Collected material:
● ● ● ● ●
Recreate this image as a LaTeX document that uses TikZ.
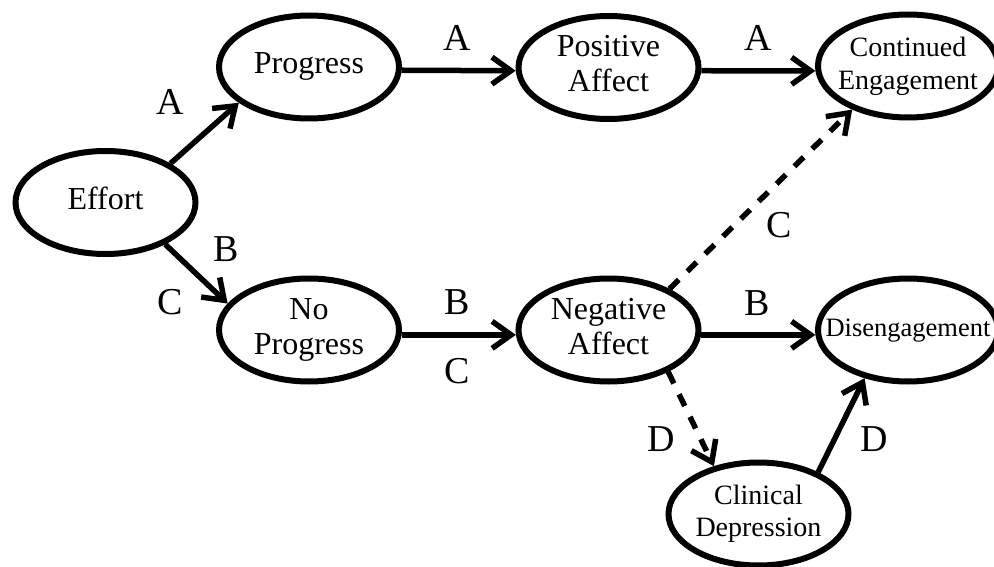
\documentclass[tikz,border=0pt]{standalone}
\usepackage{fontspec}
\setmainfont{Liberation Serif}
\usetikzlibrary{shapes.geometric,arrows.meta}
\newcommand{\ntext}[1]{\makebox[0pt]{\begin{tabular}{@{}c@{}}#1\end{tabular}}}
\begin{document}
\begin{tikzpicture}[x=1pt,y=-1pt,
  ell/.style={ellipse,draw,line width=6pt,minimum width=180pt,minimum height=103pt,inner sep=0pt,font=\fontsize{32}{35}\selectfont},
  conn/.style={line width=5.5pt,-{Straight Barb[length=19pt,width=27pt,sharp]}},
  dconn/.style={conn,dash pattern=on 13pt off 12pt},
  lab/.style={font=\fontsize{38}{40}\selectfont,inner sep=0pt}]
\useasboundingbox (0,0) rectangle (994,567);
\node[ell] (effort) at (105.5,202.5) {\ntext{Effort}};
\node[ell] (prog) at (309,67) {\ntext{Progress}};
\node[ell] (pos) at (608.5,67.5) {\ntext{Positive\\Affect}};
\node[ell,font=\fontsize{28}{33}\selectfont] (cont) at (908,66) {\ntext{Continued\\Engagement}};
\node[ell] (noprog) at (309,330) {\ntext{No\\Progress}};
\node[ell] (neg) at (608.5,330) {\ntext{Negative\\Affect}};
\node[ell,font=\fontsize{26.5}{30}\selectfont] (dis) at (908,330) {\ntext{Disengagement}};
\node[ell,font=\fontsize{28}{32}\selectfont] (clin) at (758.5,514) {\ntext{Clinical\\Depression}};

\draw[conn] (effort.31) -- (prog.207);
\draw[conn] (effort.-35) -- (noprog.162);
\draw[conn] (prog.-2) -- (pos.182);
\draw[conn] (pos.-2) -- (cont.183);
\draw[dconn] (neg.34) -- (cont.218);
\draw[conn] (noprog.-3) -- (neg.183);
\draw[conn] (neg.-3) -- (dis.183);
\draw[dconn] (neg.-35) -- (clin.133);
\draw[conn] (clin.35) -- (dis.228);

\node[lab] (lA1) at (170,102) {A};
\node[lab] (lA2) at (457,37.5) {A};
\node[lab] (lA3) at (758,37.5) {A};
\node[lab] (lB1) at (226,249.5) {B};
\node[lab] (lC1) at (170,302) {C};
\node[lab] (lB2) at (457.5,302.5) {B};
\node[lab] (lC2) at (457.5,371) {C};
\node[lab] (lC3) at (779.5,225) {C};
\node[lab] (lB3) at (757.5,303.5) {B};
\node[lab] (lD1) at (661,439.5) {D};
\node[lab] (lD2) at (874,439.5) {D};
\end{tikzpicture}
\end{document}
● ● ● ● ●
What this task involves: Output all of the data exactly as it stands, minus any images.

Complete output:
Recreate this image as a LaTeX document that uses TikZ.
\documentclass[tikz,border=0pt]{standalone}
\usepackage{fontspec}
\setmainfont{Liberation Serif}
\usetikzlibrary{shapes.geometric,arrows.meta}
\newcommand{\ntext}[1]{\makebox[0pt]{\begin{tabular}{@{}c@{}}#1\end{tabular}}}
\begin{document}
\begin{tikzpicture}[x=1pt,y=-1pt,
  ell/.style={ellipse,draw,line width=6pt,minimum width=180pt,minimum height=103pt,inner sep=0pt,font=\fontsize{32}{35}\selectfont},
  conn/.style={line width=5.5pt,-{Straight Barb[length=19pt,width=27pt,sharp]}},
  dconn/.style={conn,dash pattern=on 13pt off 12pt},
  lab/.style={font=\fontsize{38}{40}\selectfont,inner sep=0pt}]
\useasboundingbox (0,0) rectangle (994,567);
\node[ell] (effort) at (105.5,202.5) {\ntext{Effort}};
\node[ell] (prog) at (309,67) {\ntext{Progress}};
\node[ell] (pos) at (608.5,67.5) {\ntext{Positive\\Affect}};
\node[ell,font=\fontsize{28}{33}\selectfont] (cont) at (908,66) {\ntext{Continued\\Engagement}};
\node[ell] (noprog) at (309,330) {\ntext{No\\Progress}};
\node[ell] (neg) at (608.5,330) {\ntext{Negative\\Affect}};
\node[ell,font=\fontsize{26.5}{30}\selectfont] (dis) at (908,330) {\ntext{Disengagement}};
\node[ell,font=\fontsize{28}{32}\selectfont] (clin) at (758.5,514) {\ntext{Clinical\\Depression}};

\draw[conn] (effort.31) -- (prog.207);
\draw[conn] (effort.-35) -- (noprog.162);
\draw[conn] (prog.-2) -- (pos.182);
\draw[conn] (pos.-2) -- (cont.183);
\draw[dconn] (neg.34) -- (cont.218);
\draw[conn] (noprog.-3) -- (neg.183);
\draw[conn] (neg.-3) -- (dis.183);
\draw[dconn] (neg.-35) -- (clin.133);
\draw[conn] (clin.35) -- (dis.228);

\node[lab] (lA1) at (170,102) {A};
\node[lab] (lA2) at (457,37.5) {A};
\node[lab] (lA3) at (758,37.5) {A};
\node[lab] (lB1) at (226,249.5) {B};
\node[lab] (lC1) at (170,302) {C};
\node[lab] (lB2) at (457.5,302.5) {B};
\node[lab] (lC2) at (457.5,371) {C};
\node[lab] (lC3) at (779.5,225) {C};
\node[lab] (lB3) at (757.5,303.5) {B};
\node[lab] (lD1) at (661,439.5) {D};
\node[lab] (lD2) at (874,439.5) {D};
\end{tikzpicture}
\end{document}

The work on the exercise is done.